The issues of dewpoint control? May I take that a step further?
Think of the air mass you are trying to dry out as a sponge.
That the two principal ways to dehumidify is to cool the air below the dewpoint (wringing out the sponge) or use of a dessicant wheel (absorbing the sponge with a bigger, thirstier one), which then has to be recharged by drying *it*. Both incur energy penalties. Either one works but dessicants are generally reserved for where the humidity has to be much lower than cooling can economically achieve. So cooling is the first choice because it is also conventional and can assist the cooling of the space in addition to moisture control.
The other principle in museum, library and rare collections design is that the "collections are the occupants". This is essentially what Geoff McDonell had pointed out, among his uniformly excellent advice.

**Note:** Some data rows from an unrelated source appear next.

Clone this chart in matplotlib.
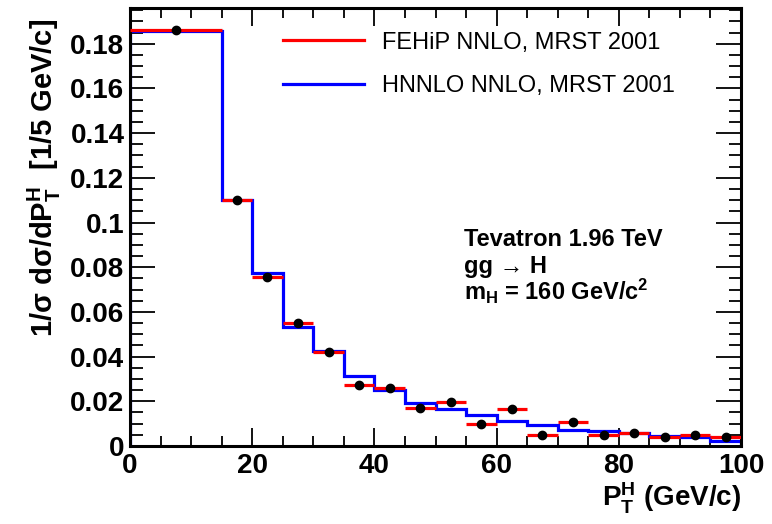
import numpy as np
import matplotlib
matplotlib.use("Agg")
import matplotlib.pyplot as plt
from matplotlib.ticker import MultipleLocator, FuncFormatter
from matplotlib.lines import Line2D

plt.rcParams['font.family'] = ['Liberation Sans', 'DejaVu Sans']
plt.rcParams['mathtext.fontset'] = 'custom'
plt.rcParams['mathtext.rm'] = 'Liberation Sans:bold'
plt.rcParams['mathtext.it'] = 'Liberation Sans:bold'
plt.rcParams['mathtext.bf'] = 'Liberation Sans:bold'

bin_edges = [0, 15, 20, 25, 30, 35, 40, 45, 50, 55, 60, 65, 70, 75, 80, 85, 90, 95, 100]
fehip = [0.1862, 0.1100, 0.0755, 0.0549, 0.0419, 0.0272, 0.0261, 0.0169, 0.0198,
         0.0097, 0.0166, 0.0048, 0.0107, 0.0049, 0.0058, 0.0039, 0.0049, 0.0039]
fehip_err = [0.0015, 0.0015, 0.0013, 0.0012, 0.0012, 0.0011, 0.0011, 0.0011, 0.0012,
             0.0010, 0.0011, 0.0010, 0.0010, 0.0010, 0.0010, 0.0010, 0.0010, 0.0010]
hnnlo = [0.1855, 0.1100, 0.0773, 0.0532, 0.0427, 0.0313, 0.0249, 0.0192, 0.0164,
         0.0140, 0.0112, 0.0092, 0.0072, 0.0069, 0.0057, 0.0043, 0.0042, 0.0022]
legend_labels = ['FEHiP NNLO, MRST 2001', 'HNNLO NNLO, MRST 2001']

fig = plt.figure(figsize=(7.72, 5.24), dpi=100)
ax = fig.add_axes([130/772, 78/524, 611/772, 438/524])

edges = np.array(bin_edges)
centers = 0.5 * (edges[:-1] + edges[1:])
halfw = 0.5 * (edges[1:] - edges[:-1])

ax.stairs(hnnlo, edges, color='#0000ff', lw=2.3, zorder=2)
ax.errorbar(centers, fehip, xerr=halfw, yerr=fehip_err, fmt='o', color='#ff0000',
            ecolor='#ff0000', elinewidth=2.3, capsize=0, ms=6, mfc='black', mec='black',
            zorder=3)
h1 = Line2D([], [], color='#ff0000', lw=2.3)
h2 = Line2D([], [], color='#0000ff', lw=2.3)
ax.legend([h1, h2], legend_labels,
          loc='upper left', bbox_to_anchor=(0.25, 0.946), frameon=False,
          borderpad=0, borderaxespad=0,
          fontsize=17, handlelength=3.45, handletextpad=0.75, labelspacing=0.91)

ax.set_xlim(0, 100)
ax.set_ylim(0, 0.196)
ax.xaxis.set_major_locator(MultipleLocator(20))
ax.xaxis.set_minor_locator(MultipleLocator(5))
ax.yaxis.set_major_locator(MultipleLocator(0.02))
ax.yaxis.set_minor_locator(MultipleLocator(0.005))
ax.yaxis.set_major_formatter(FuncFormatter(lambda v, p: f'{v:g}' if abs(v) > 1e-9 else '0'))
ax.xaxis.set_major_formatter(FuncFormatter(lambda v, p: f'{v:g}'))
ax.tick_params(which='both', direction='in', top=True, right=True, width=1.3)
ax.tick_params(axis='x', which='major', length=13, labelsize=20, pad=5)
ax.tick_params(axis='x', which='minor', length=7)
ax.tick_params(axis='y', which='major', length=18, labelsize=20, pad=4)
ax.tick_params(axis='y', which='minor', length=9)
for lab in ax.get_xticklabels() + ax.get_yticklabels():
    lab.set_fontweight('bold')
for s in ax.spines.values():
    s.set_linewidth(2.2)

ax.set_xlabel(r'$\mathbf{P_T^H}$ (GeV/c)', fontsize=20, fontweight='bold', loc='right')
ax.xaxis.set_label_coords(1.0, -0.08)
ax.set_ylabel(r'1/$\sigma$ d$\sigma$/d$\mathbf{P_T^H}$  [1/5 GeV/c]', fontsize=21,
              fontweight='bold', loc='top')
ax.yaxis.set_label_coords(-0.11, 0.975)

ax.text(0.547, 0.457, 'Tevatron 1.96 TeV', transform=ax.transAxes, fontsize=17,
        fontweight='bold', va='baseline')
ax.text(0.547, 0.395, 'gg → H', transform=ax.transAxes, fontsize=17,
        fontweight='bold', va='baseline')
ax.text(0.547, 0.333, r'm$_{\mathbf{H}}$ = 160 GeV/c$^{\mathbf{2}}$', transform=ax.transAxes,
        fontsize=17, fontweight='bold', va='baseline')

fig.savefig('out.png', dpi=100)
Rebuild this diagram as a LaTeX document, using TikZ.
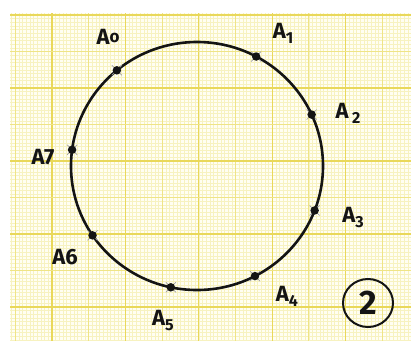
\documentclass[tikz,border=0pt]{standalone}
\usepackage{fontspec}
\setmainfont{Fira Sans}
\usepackage{xcolor}
\usetikzlibrary{shapes.geometric, calc}

\definecolor{paper}{HTML}{FFFEF2}
\definecolor{fineline}{HTML}{F7F2C0}
\definecolor{midline}{HTML}{EFE486}
\definecolor{boldline}{HTML}{E9D85A}
\definecolor{ink}{HTML}{141414}
\definecolor{pencil}{HTML}{A0A0A0}

\newcommand{\lowidx}[1]{\raisebox{-5pt}{\fontsize{16}{16}\selectfont #1}}

\begin{document}
\begin{tikzpicture}[x=1pt, y=-1pt,
   dot/.style={circle, fill=ink, inner sep=0pt, minimum size=8.5pt},
   lbl/.style={font=\fontsize{22}{22}\selectfont\bfseries, text=ink, inner sep=0pt},
   ring/.style={draw=ink, line width=2.6pt},
   tick/.style={draw=pencil, line width=0.7pt}]
  \useasboundingbox (0,0) rectangle (411,341);
  % the sheet of graph paper
  \fill[white] (0,0) rectangle (411,341);
  \fill[paper] (10,13) rectangle (411,341);
  \begin{scope}
    \clip (10,13) rectangle (411,341);
    \foreach \i in {-2,...,108}
      \draw[fineline, line width=0.5pt] ({15.3+3.67*\i},13) -- ++(0,328);
    \foreach \i in {-1,...,90}
      \draw[fineline, line width=0.5pt] (10,{15+3.65*\i}) -- ++(401,0);
    \foreach \k in {0,2,...,10}
      \draw[midline, line width=1pt] ({15.3+36.7*\k},13) -- ++(0,328);
    \foreach \k in {1,3,...,9}
      \draw[boldline, line width=1.3pt] ({15.3+36.7*\k},13) -- ++(0,328);
    \foreach \k in {1,3,...,7}
      \draw[midline, line width=1pt] (10,{15+36.5*\k}) -- ++(401,0);
    \foreach \k in {0,2,...,8}
      \draw[boldline, line width=1.3pt] (10,{15+36.5*\k}) -- ++(401,0);
  \end{scope}

  % the circle and its eight points
  \coordinate (c) at (197,166);
  \draw[ring] (c) ellipse [x radius=126, y radius=124];
  \foreach \p/\a in {A0/-129.5, A1/-62, A2/-24.5, A3/21, A4/62.6, A5/102, A6/146, A7/-172.5} {
    \coordinate (\p) at ($(c)+(\a:126 and 124)$);
    \draw[tick] ($(\p)+(-5,-5)$) -- ($(\p)+(5,5)$);
    \draw[tick] ($(\p)+(-5,5)$) -- ($(\p)+(5,-5)$);
    \node[dot] (d\p) at (\p) {};
  }

  % labels
  \node[lbl] (l0) at (108,37) {A\raisebox{2pt}{\fontsize{17}{17}\selectfont o}};
  \node[lbl] (l1) at (283,33) {A\lowidx{1}};
  \node[lbl] (l2) at (348,113) {A\,\lowidx{2}};
  \node[lbl] (l3) at (353,218) {A\lowidx{3}};
  \node[lbl] (l4) at (287,296) {A\lowidx{4}};
  \node[lbl] (l5) at (163,321) {A\lowidx{5}};
  \node[lbl] (l6) at (65,257) {A6};
  \node[lbl] (l7) at (43,157) {A7};

  % sheet number
  \node[ellipse, draw=ink, line width=2pt, minimum width=50pt, minimum height=48pt,
        inner sep=0pt, font=\fontsize{34}{34}\selectfont\bfseries, text=ink] (num) at (368,303) {2};
\end{tikzpicture}
\end{document}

People are secondary and transient visitors. Ventilation is provided for them and to absorb/dilute any outgassing from the collections.
Assuming that much your sensible cooling (that which is temperature and not humidity-related) can be met by radiant cooling, chilled beams and such, then your air-side latent loads have to be scrupulously catalogued.
This would mean people in the space plus the outside air needed to be conditioned to support them. (You would not count humidifiers because, of course, they work at the low end of the range. You want to dehumidify from the high end of the range.)
So the best vehicle in a radiant-cooled structure is (de-facto and IMHOThe Ventilation (Outside) Air.
Normally, this is 20 cfm per person but in areas of high occupancy especially if sporadic, it may be reduced to 15 cfm per person.
Here is the fun part (OK, fun for engineers...). The sensible load of a person is about 315 BTU's per person per hour at a standing/light work/walking level of metabolism. The latent load from a person is roughly the same, at 325 BTU's per person per hour.
These have all been adjusted for diversity, the number of adults versus children, women versus men, and generally runs about 85% of these numbers on average.
The latent load is the equivalent about 1/3rd of a lb. of moisture.
To remove this amount of moisture, (each person "owns" 20 cfm of outside air, remember) that air would have to be cooled to the low 40's F, at least 42 degrees if not lower. That costs a lot and may take two stages of cooling.
So what we routinely might do is to *double* the total airflow and keep the 20 cfm constant. Each person gets 40 cfm total airflow of which 20 is outside air, as a minimum.
This air can be cooled to more conventional temperatures, with a 52 degree dewpoint.
Further, CO2 monitoring can pick up on high occupancy or better yet, low occupancy and reduce the OA load and associated energy expense.
That is the short-hand lesson for today
Best,
Brad0 -
thanks everyone
Thanks to everyone! I've have been researching since I've asked this question, and all the advice and knowledge you've given is very very helpful. Thanks again!0 -
Heeding Good Advice
Tessa, Geoff is one of the very few engineers in N. America specializng in both radiant heating/cooling. I'd advise you to carefully consider reviewing the mechanical design with an ME who has this experience.